- DATA EXTRACT:

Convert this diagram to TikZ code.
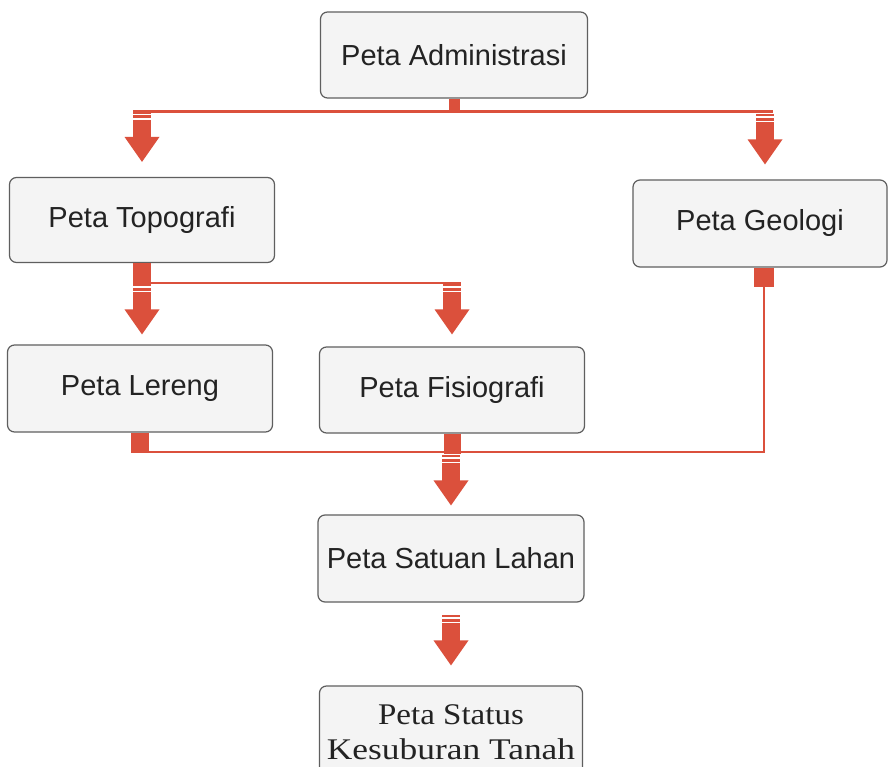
\documentclass[tikz,border=0pt]{standalone}
\usepackage{fontspec}
\setmainfont{Liberation Sans}
\newfontfamily\serifface{Liberation Serif}
\usepackage{graphicx}
\definecolor{rd}{RGB}{219,80,60}
\definecolor{bxfill}{RGB}{244,244,244}
\definecolor{bxdraw}{RGB}{95,95,95}
\definecolor{txt}{RGB}{35,35,35}
\begin{document}
\begin{tikzpicture}[x=1pt,y=-1pt,
  box/.style={draw=bxdraw,line width=1.2pt,fill=bxfill,rounded corners=7pt,inner sep=0pt,
              text=txt,font=\fontsize{29}{34}\selectfont},
  rl/.style={draw=rd,line width=2.8pt},
  stubline/.style={draw=rd,line width=#1},
  sarrow/.pic={
    \fill[rd] (-17.5,-25) -- (17.5,-25) -- (0,0) -- cycle;
    \fill[rd] (-9,-24.5) rectangle (9,-42);
    \fill[rd] (-9,-43.7) rectangle (9,-46.7);
    \fill[rd] (-9,-48.3) rectangle (9,-50.5);
  }]
\useasboundingbox (0,0) rectangle (888,767);
\fill[white] (0,0) rectangle (888,767);

% boxes
\node[box,minimum width=267pt,minimum height=86pt] (adm) at (454,55) {Peta Administrasi};
\node[box,minimum width=265pt,minimum height=85pt] (topo) at (142,220) {Peta Topografi};
\node[box,minimum width=254pt,minimum height=87pt] (geo) at (760,223.5) {Peta Geologi};
\node[box,minimum width=265pt,minimum height=87pt] (lereng) at (140,388.5) {Peta Lereng};
\node[box,minimum width=265pt,minimum height=86pt] (fisio) at (452,390) {Peta Fisiografi};
\node[box,minimum width=266pt,minimum height=87pt] (satuan) at (451,558.5) {Peta Satuan Lahan};
\node[box,minimum width=263pt,minimum height=92pt,align=center,
      font=\serifface\fontsize{30}{35}\selectfont] (status) at (451,732)
      {\scalebox{1.1}[1]{Peta Status}\\\scalebox{1.18}[1]{Kesuburan Tanah}};

% level 1: administrasi -> topografi, geologi
\coordinate (hA) at (133,111.5);
\coordinate (hB) at (773,111.5);
\draw[stubline=11pt] (adm.south) -- (adm.south |- hA);
\draw[rl] (hA) -- (hB);
\pic at ([yshift=15pt]topo.north) {sarrow};
\pic at ([xshift=5pt,yshift=15pt]geo.north) {sarrow};

% level 2: topografi -> lereng, fisiografi
\coordinate (tA) at (150,283);
\coordinate (tB) at (461,283);
\draw[stubline=18pt] (topo.south) -- ([yshift=-1pt]topo.south |- tA);
\draw[rl] (tA) -- (tB);
\pic at ([xshift=2pt,yshift=10pt]lereng.north) {sarrow};
\pic at ([yshift=12pt]fisio.north) {sarrow};

% level 3: lereng, fisiografi, geologi -> satuan lahan
\coordinate (g1) at (764,287);
\coordinate (g2) at (764,452);
\coordinate (l1) at (131,452);
\draw[stubline=20pt] ([xshift=4pt]geo.south) -- (g1);
\draw[rl] (g1) -- (g2) -- (l1);
\draw[stubline=18pt] (lereng.south) -- (lereng.south |- g2);
\draw[stubline=17pt] (fisio.south) -- ([yshift=-2pt]fisio.south |- g2);
\pic at ([yshift=9pt]satuan.north) {sarrow};

% level 4: satuan lahan -> status kesuburan
\pic at ([yshift=20pt]status.north) {sarrow};
\end{tikzpicture}
\end{document}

- AIM OF THE EXERCISE:
Leave the pictures out, and print every line of the listing exactly as written.

- OUTPUT:
Convert this diagram to TikZ code.
\documentclass[tikz,border=0pt]{standalone}
\usepackage{fontspec}
\setmainfont{Liberation Sans}
\newfontfamily\serifface{Liberation Serif}
\usepackage{graphicx}
\definecolor{rd}{RGB}{219,80,60}
\definecolor{bxfill}{RGB}{244,244,244}
\definecolor{bxdraw}{RGB}{95,95,95}
\definecolor{txt}{RGB}{35,35,35}
\begin{document}
\begin{tikzpicture}[x=1pt,y=-1pt,
  box/.style={draw=bxdraw,line width=1.2pt,fill=bxfill,rounded corners=7pt,inner sep=0pt,
              text=txt,font=\fontsize{29}{34}\selectfont},
  rl/.style={draw=rd,line width=2.8pt},
  stubline/.style={draw=rd,line width=#1},
  sarrow/.pic={
    \fill[rd] (-17.5,-25) -- (17.5,-25) -- (0,0) -- cycle;
    \fill[rd] (-9,-24.5) rectangle (9,-42);
    \fill[rd] (-9,-43.7) rectangle (9,-46.7);
    \fill[rd] (-9,-48.3) rectangle (9,-50.5);
  }]
\useasboundingbox (0,0) rectangle (888,767);
\fill[white] (0,0) rectangle (888,767);

% boxes
\node[box,minimum width=267pt,minimum height=86pt] (adm) at (454,55) {Peta Administrasi};
\node[box,minimum width=265pt,minimum height=85pt] (topo) at (142,220) {Peta Topografi};
\node[box,minimum width=254pt,minimum height=87pt] (geo) at (760,223.5) {Peta Geologi};
\node[box,minimum width=265pt,minimum height=87pt] (lereng) at (140,388.5) {Peta Lereng};
\node[box,minimum width=265pt,minimum height=86pt] (fisio) at (452,390) {Peta Fisiografi};
\node[box,minimum width=266pt,minimum height=87pt] (satuan) at (451,558.5) {Peta Satuan Lahan};
\node[box,minimum width=263pt,minimum height=92pt,align=center,
      font=\serifface\fontsize{30}{35}\selectfont] (status) at (451,732)
      {\scalebox{1.1}[1]{Peta Status}\\\scalebox{1.18}[1]{Kesuburan Tanah}};

% level 1: administrasi -> topografi, geologi
\coordinate (hA) at (133,111.5);
\coordinate (hB) at (773,111.5);
\draw[stubline=11pt] (adm.south) -- (adm.south |- hA);
\draw[rl] (hA) -- (hB);
\pic at ([yshift=15pt]topo.north) {sarrow};
\pic at ([xshift=5pt,yshift=15pt]geo.north) {sarrow};

% level 2: topografi -> lereng, fisiografi
\coordinate (tA) at (150,283);
\coordinate (tB) at (461,283);
\draw[stubline=18pt] (topo.south) -- ([yshift=-1pt]topo.south |- tA);
\draw[rl] (tA) -- (tB);
\pic at ([xshift=2pt,yshift=10pt]lereng.north) {sarrow};
\pic at ([yshift=12pt]fisio.north) {sarrow};

% level 3: lereng, fisiografi, geologi -> satuan lahan
\coordinate (g1) at (764,287);
\coordinate (g2) at (764,452);
\coordinate (l1) at (131,452);
\draw[stubline=20pt] ([xshift=4pt]geo.south) -- (g1);
\draw[rl] (g1) -- (g2) -- (l1);
\draw[stubline=18pt] (lereng.south) -- (lereng.south |- g2);
\draw[stubline=17pt] (fisio.south) -- ([yshift=-2pt]fisio.south |- g2);
\pic at ([yshift=9pt]satuan.north) {sarrow};

% level 4: satuan lahan -> status kesuburan
\pic at ([yshift=20pt]status.north) {sarrow};
\end{tikzpicture}
\end{document}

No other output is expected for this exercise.